▶ _Records provided_:
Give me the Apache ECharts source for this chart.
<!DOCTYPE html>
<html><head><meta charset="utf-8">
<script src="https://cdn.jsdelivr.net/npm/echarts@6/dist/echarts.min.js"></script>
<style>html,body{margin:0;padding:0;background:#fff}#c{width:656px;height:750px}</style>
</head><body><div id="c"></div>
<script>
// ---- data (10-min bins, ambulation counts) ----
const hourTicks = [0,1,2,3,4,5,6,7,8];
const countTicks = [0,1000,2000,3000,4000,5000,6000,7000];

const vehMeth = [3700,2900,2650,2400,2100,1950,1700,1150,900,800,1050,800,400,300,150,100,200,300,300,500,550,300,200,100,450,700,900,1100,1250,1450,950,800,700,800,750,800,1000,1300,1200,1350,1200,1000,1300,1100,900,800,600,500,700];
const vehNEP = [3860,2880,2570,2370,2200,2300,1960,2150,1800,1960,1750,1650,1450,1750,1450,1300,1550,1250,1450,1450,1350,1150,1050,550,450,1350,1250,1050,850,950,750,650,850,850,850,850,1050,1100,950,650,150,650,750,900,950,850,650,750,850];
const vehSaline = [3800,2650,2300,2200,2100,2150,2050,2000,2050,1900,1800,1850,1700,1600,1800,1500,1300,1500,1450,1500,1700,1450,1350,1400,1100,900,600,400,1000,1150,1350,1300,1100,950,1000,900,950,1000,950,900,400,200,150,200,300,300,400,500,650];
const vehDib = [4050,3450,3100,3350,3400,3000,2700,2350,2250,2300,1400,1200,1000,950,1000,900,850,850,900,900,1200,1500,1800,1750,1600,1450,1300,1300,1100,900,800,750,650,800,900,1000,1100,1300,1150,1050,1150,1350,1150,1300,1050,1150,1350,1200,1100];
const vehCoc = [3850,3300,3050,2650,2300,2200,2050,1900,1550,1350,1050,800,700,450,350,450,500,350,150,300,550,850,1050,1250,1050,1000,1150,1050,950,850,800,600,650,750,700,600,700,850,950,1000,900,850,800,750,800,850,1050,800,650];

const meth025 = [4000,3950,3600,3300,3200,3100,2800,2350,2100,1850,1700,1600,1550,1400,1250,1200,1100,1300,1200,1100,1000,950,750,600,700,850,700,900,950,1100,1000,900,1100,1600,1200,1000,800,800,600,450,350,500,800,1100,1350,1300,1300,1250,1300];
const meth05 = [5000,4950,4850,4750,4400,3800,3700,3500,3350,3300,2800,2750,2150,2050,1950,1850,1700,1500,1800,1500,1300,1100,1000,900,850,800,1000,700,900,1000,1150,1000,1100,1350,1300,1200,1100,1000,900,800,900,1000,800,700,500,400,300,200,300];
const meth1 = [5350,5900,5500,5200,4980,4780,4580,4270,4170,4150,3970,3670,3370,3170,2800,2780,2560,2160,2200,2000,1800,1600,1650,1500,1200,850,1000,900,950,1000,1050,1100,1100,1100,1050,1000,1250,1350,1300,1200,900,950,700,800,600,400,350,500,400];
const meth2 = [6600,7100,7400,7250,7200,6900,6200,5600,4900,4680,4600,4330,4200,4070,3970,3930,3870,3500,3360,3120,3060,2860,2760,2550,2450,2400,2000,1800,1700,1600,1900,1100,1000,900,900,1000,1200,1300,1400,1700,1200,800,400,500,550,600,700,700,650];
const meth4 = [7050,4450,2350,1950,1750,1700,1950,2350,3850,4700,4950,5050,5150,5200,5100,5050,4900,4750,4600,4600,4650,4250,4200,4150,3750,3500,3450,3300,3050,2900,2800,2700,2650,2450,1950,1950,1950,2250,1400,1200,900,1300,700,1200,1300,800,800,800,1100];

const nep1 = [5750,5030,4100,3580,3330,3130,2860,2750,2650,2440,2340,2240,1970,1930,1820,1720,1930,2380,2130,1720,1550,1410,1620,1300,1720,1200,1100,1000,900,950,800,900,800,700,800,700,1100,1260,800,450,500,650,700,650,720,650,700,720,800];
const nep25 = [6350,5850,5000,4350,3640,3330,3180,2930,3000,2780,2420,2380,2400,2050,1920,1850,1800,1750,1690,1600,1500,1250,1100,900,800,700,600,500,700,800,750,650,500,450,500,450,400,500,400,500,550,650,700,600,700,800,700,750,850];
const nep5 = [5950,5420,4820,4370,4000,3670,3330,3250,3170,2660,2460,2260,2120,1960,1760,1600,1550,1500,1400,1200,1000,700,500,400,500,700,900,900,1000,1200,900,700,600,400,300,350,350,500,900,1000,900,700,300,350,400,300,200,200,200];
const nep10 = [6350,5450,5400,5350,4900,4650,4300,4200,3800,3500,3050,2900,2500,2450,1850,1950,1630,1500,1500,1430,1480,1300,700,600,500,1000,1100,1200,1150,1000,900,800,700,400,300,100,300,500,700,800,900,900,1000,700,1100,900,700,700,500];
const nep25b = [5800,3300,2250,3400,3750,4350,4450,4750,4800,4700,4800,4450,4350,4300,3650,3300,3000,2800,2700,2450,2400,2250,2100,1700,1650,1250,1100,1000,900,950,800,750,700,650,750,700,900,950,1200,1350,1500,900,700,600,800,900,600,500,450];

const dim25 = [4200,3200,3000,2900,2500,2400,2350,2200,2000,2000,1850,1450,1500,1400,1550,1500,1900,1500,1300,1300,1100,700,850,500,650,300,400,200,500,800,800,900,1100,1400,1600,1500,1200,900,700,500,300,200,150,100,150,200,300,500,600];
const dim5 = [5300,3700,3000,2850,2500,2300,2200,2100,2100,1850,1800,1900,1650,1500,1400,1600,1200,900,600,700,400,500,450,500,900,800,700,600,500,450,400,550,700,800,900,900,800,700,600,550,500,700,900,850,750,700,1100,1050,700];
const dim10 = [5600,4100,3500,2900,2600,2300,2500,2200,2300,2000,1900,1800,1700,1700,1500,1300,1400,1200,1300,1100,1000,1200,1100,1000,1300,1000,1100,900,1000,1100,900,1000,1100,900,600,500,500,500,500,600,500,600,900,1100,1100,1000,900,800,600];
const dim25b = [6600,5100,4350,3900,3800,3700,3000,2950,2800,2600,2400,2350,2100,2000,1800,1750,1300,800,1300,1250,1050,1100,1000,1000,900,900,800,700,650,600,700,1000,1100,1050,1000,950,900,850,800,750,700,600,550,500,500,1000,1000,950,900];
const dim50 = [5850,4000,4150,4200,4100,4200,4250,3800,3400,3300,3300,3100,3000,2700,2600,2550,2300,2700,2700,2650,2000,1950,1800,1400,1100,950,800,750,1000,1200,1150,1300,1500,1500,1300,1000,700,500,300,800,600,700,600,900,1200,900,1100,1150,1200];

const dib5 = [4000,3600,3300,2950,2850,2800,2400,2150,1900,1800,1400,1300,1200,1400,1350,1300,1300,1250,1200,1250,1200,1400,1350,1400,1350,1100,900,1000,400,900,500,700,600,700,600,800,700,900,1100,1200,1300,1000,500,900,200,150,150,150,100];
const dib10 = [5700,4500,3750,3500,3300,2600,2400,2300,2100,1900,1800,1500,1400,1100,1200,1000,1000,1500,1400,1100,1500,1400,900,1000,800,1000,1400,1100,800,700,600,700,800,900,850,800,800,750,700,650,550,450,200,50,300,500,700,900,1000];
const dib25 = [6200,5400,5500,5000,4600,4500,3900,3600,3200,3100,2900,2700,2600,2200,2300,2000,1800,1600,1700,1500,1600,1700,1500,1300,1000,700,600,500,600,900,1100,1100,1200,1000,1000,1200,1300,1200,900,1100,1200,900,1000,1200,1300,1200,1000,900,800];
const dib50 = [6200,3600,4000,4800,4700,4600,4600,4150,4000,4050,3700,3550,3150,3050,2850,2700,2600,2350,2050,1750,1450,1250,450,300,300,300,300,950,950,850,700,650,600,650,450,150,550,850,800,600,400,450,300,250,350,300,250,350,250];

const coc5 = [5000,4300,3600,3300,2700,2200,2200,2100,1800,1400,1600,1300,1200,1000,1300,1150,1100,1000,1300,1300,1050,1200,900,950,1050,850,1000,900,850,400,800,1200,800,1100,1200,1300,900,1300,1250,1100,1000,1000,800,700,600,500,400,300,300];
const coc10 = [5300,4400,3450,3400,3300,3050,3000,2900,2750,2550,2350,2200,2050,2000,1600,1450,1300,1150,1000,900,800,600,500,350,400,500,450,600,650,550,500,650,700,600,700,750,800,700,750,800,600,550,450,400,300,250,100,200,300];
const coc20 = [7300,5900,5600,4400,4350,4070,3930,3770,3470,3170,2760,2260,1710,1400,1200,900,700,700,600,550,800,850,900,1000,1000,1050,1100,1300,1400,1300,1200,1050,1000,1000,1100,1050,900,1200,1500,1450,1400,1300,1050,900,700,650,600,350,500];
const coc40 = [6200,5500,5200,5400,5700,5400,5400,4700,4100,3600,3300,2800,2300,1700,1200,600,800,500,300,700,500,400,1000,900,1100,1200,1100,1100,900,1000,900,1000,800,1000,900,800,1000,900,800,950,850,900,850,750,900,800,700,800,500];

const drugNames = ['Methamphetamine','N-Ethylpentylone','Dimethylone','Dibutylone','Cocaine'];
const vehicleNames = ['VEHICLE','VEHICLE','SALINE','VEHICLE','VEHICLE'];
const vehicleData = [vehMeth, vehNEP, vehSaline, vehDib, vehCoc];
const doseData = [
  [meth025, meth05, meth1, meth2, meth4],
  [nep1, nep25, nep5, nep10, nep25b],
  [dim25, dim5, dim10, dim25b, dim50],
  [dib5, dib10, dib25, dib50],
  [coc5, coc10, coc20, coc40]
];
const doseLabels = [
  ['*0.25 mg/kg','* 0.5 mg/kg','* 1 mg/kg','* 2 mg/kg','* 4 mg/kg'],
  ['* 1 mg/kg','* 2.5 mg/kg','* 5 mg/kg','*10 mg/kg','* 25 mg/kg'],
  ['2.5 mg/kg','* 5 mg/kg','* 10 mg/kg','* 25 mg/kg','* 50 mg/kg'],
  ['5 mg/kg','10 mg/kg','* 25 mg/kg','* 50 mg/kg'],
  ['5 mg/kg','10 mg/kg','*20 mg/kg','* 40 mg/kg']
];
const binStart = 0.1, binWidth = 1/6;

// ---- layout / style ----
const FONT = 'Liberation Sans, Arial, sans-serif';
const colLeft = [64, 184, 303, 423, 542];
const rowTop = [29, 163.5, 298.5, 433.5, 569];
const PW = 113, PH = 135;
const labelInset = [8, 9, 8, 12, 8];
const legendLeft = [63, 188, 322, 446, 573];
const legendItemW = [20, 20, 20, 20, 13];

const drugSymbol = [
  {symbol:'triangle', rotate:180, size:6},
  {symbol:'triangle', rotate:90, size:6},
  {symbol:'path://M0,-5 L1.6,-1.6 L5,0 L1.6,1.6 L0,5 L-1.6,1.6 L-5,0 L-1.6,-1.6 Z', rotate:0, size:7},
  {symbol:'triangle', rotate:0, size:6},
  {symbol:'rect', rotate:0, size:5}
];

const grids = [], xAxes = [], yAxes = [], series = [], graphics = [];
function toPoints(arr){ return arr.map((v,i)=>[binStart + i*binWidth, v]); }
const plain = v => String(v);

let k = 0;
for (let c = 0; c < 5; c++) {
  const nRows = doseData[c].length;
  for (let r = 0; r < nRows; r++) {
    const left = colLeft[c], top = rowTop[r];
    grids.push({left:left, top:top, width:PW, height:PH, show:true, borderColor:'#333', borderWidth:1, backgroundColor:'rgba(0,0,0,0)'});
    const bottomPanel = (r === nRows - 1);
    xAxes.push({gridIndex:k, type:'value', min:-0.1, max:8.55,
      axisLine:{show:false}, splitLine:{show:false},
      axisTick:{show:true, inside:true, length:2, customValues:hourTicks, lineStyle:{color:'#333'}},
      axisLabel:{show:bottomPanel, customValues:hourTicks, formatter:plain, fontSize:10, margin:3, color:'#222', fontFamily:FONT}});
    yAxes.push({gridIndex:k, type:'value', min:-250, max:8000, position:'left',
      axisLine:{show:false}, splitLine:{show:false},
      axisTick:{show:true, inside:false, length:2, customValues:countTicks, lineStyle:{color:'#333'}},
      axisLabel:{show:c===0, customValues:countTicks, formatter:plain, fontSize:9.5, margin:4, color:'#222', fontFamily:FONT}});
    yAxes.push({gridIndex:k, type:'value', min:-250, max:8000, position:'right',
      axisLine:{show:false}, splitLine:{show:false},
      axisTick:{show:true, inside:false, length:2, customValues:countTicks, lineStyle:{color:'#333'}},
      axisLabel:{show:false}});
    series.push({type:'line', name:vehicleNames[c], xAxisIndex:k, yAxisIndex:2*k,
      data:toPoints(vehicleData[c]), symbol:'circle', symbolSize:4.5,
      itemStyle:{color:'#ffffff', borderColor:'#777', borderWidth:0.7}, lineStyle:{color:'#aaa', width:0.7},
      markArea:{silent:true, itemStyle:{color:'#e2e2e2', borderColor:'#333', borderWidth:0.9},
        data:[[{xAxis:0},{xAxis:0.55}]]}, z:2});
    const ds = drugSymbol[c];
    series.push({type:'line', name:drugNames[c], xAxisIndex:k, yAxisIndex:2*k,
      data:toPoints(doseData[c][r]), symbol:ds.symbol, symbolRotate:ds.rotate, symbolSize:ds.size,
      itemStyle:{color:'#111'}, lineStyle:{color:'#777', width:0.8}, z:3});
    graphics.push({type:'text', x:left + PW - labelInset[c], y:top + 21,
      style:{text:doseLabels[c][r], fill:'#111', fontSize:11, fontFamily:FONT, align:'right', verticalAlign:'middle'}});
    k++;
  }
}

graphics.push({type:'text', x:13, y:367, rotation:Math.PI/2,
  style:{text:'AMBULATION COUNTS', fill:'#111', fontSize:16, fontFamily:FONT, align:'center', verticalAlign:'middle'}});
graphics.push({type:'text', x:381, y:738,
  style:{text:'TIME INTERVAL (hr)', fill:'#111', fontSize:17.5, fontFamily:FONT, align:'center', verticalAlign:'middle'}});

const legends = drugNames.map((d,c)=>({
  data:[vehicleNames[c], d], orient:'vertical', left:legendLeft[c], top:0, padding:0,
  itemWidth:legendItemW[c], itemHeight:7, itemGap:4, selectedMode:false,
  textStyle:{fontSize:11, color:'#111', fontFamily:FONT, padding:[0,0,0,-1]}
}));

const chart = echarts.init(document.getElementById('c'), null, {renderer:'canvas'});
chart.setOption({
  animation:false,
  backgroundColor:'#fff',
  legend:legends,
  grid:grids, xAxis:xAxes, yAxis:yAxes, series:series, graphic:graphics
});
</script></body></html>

...

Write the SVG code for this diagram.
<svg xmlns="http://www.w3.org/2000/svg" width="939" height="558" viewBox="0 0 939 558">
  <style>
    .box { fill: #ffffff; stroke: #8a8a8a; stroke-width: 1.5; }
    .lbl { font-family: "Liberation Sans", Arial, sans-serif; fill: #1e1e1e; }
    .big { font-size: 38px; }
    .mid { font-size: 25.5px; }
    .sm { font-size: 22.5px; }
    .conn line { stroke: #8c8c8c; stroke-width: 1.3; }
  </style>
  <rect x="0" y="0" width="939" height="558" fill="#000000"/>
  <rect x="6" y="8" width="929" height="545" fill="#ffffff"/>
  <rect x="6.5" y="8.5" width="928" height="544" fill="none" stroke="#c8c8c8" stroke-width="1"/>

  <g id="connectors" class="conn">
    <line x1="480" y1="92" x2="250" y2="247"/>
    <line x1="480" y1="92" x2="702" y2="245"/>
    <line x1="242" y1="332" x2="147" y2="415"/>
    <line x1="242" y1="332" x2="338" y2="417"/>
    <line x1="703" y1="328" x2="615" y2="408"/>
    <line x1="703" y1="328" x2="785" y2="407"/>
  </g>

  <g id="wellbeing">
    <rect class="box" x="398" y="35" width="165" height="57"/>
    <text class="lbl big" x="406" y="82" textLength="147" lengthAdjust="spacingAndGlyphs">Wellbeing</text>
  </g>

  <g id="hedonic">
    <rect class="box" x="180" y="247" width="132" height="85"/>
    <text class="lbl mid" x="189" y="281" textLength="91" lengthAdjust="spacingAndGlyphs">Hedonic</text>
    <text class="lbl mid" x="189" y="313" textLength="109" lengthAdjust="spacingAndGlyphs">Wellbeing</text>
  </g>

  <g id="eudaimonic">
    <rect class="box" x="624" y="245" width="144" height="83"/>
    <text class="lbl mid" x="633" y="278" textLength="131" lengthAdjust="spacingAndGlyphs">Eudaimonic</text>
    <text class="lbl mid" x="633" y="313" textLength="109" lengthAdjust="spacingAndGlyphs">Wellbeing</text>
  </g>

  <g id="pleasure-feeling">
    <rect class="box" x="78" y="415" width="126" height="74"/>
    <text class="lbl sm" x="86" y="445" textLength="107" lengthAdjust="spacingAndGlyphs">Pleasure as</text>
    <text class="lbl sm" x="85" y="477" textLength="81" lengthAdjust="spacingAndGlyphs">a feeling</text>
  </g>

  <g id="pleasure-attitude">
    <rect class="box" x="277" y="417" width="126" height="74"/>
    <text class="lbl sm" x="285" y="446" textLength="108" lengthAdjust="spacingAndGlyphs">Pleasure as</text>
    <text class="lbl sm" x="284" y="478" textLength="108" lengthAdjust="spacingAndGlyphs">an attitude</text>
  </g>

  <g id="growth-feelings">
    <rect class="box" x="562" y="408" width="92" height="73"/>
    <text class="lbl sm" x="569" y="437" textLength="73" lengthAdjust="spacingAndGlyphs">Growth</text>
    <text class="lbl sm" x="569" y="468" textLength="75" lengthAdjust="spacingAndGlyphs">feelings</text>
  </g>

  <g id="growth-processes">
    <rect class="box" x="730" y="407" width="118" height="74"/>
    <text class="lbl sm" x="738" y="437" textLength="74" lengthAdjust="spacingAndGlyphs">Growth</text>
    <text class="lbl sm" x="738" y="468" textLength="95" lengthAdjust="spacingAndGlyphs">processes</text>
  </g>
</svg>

▶ _Your instructions_:
Extract the run of lines that opens with the line containing "Give me the" and closes with the line containing "const countTicks = [0,1000,2000,3000,4000,5000,6000,7000];"; reproduce it exactly and add nothing.

▶ _Finished task_:
Give me the Apache ECharts source for this chart.
<!DOCTYPE html>
<html><head><meta charset="utf-8">
<script src="https://cdn.jsdelivr.net/npm/echarts@6/dist/echarts.min.js"></script>
<style>html,body{margin:0;padding:0;background:#fff}#c{width:656px;height:750px}</style>
</head><body><div id="c"></div>
<script>
// ---- data (10-min bins, ambulation counts) ----
const hourTicks = [0,1,2,3,4,5,6,7,8];
const countTicks = [0,1000,2000,3000,4000,5000,6000,7000];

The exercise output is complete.